SPORTS
 
May 22, 2008
Disabled all through
Talkin’ sports
Robert Madoi
 

The tale of Oscar Pistorius - South Africa's double amputee athletics star - seems like one culled out of those numerous fairytale books.

A beater in the Paralympics fold, Pistorius (21) decided to raft on uncharted waters when his interest to engage a battle pitting the able-bodied against the disabled peaked this year.

The Paralympian's hopes of participating in this year's Olympics against able-bodied athletes seemed to have been thwarted when world athletics governing body wrongly opined that his prosthetic limbs gave him an "unfair advantage."

Pistorius, though, managed to overturn that proclamation when he won an appeal at the Court of Arbitration for Sport last week. The 21-year-old now has an Olympics lifeline. He needs to better his 400m's personal best time of 46.46 seconds by a little over a second or so to compete at the big time.

If he fails to achieve that lofty target, Pistorius will still be a hero to many - including yours truly who despite being able-bodied cannot, by any stretch of imagination, do 400m in 46.46.

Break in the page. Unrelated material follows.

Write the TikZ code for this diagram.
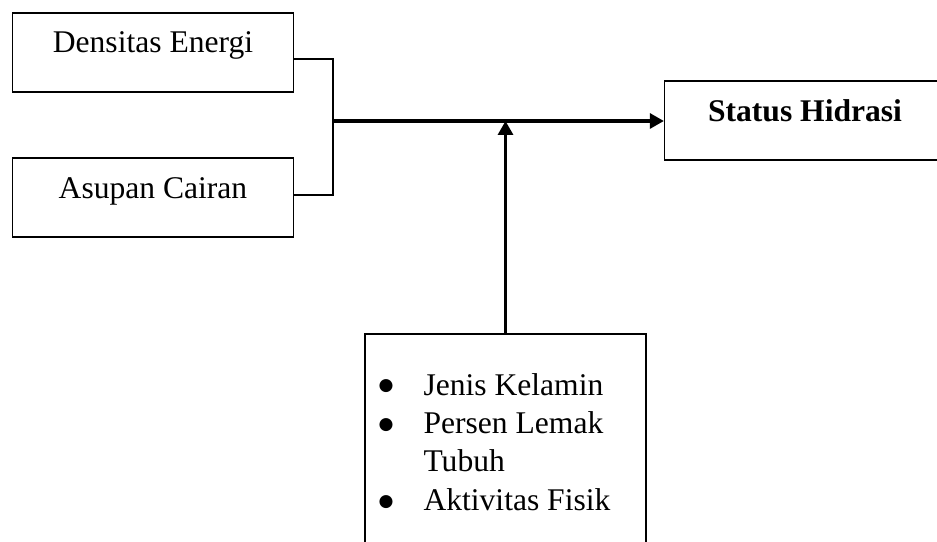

Small wonder Pistorius's disability-defying feats won him a deserved berth on TIME Magazine's esteemed list of 2008's most influential personalities. Erik Weihenmayer - the first blind man to reach Mount Everest’s summit - hit the bull's eye when he penned a piece for TIME on Pistorius with a lavish hand. The South African youngster has showed that (cliché it may be) disability doesn't translate into inability.

Disability in the world of sport doesn't necessarily connote ‘not being able-bodied.’ The Ugandas of this world are pretty much disabled footballing sides when juxtaposed with the game's able-bodied elder statesmen like Brazil.
So, maybe watching Pistorius take on Jeremy Wariner will inject a dose of belief in their debilitating systems. But then again, with the Hungarian-German Csaba Laszlo at the helm, that may well be a gigantic wish.

He may be a 'disabled' tactician who has donned the predictable 4-4-2 straitjacket. And yes, he may - as he insists - have a bunch of 'disabled' local-based players, but the nadir the 44-year-old reached last Saturday was unprecedented.

The national football team - The Cranes - has infamously never overturned a result after losing in the first leg. Last weekend, they never threatened throwing that abject record in the wastebasket - not even after striker Geoffrey Serunkuma scrambled a goal home early on (his 14th in national colours).

One look at The Cranes' bench sent shivers down everyone's spine. Uganda was 2-0 down from the first leg, but Csaba still contrived to name - bar Robert Ssentongo - a defensive bench. It was Csaba at his best - removing the prosthetic limbs from a disabled Cranes outfit.

Looks like a leopard will never lose its spots after all. So much for Pistorius's bout of inspiration!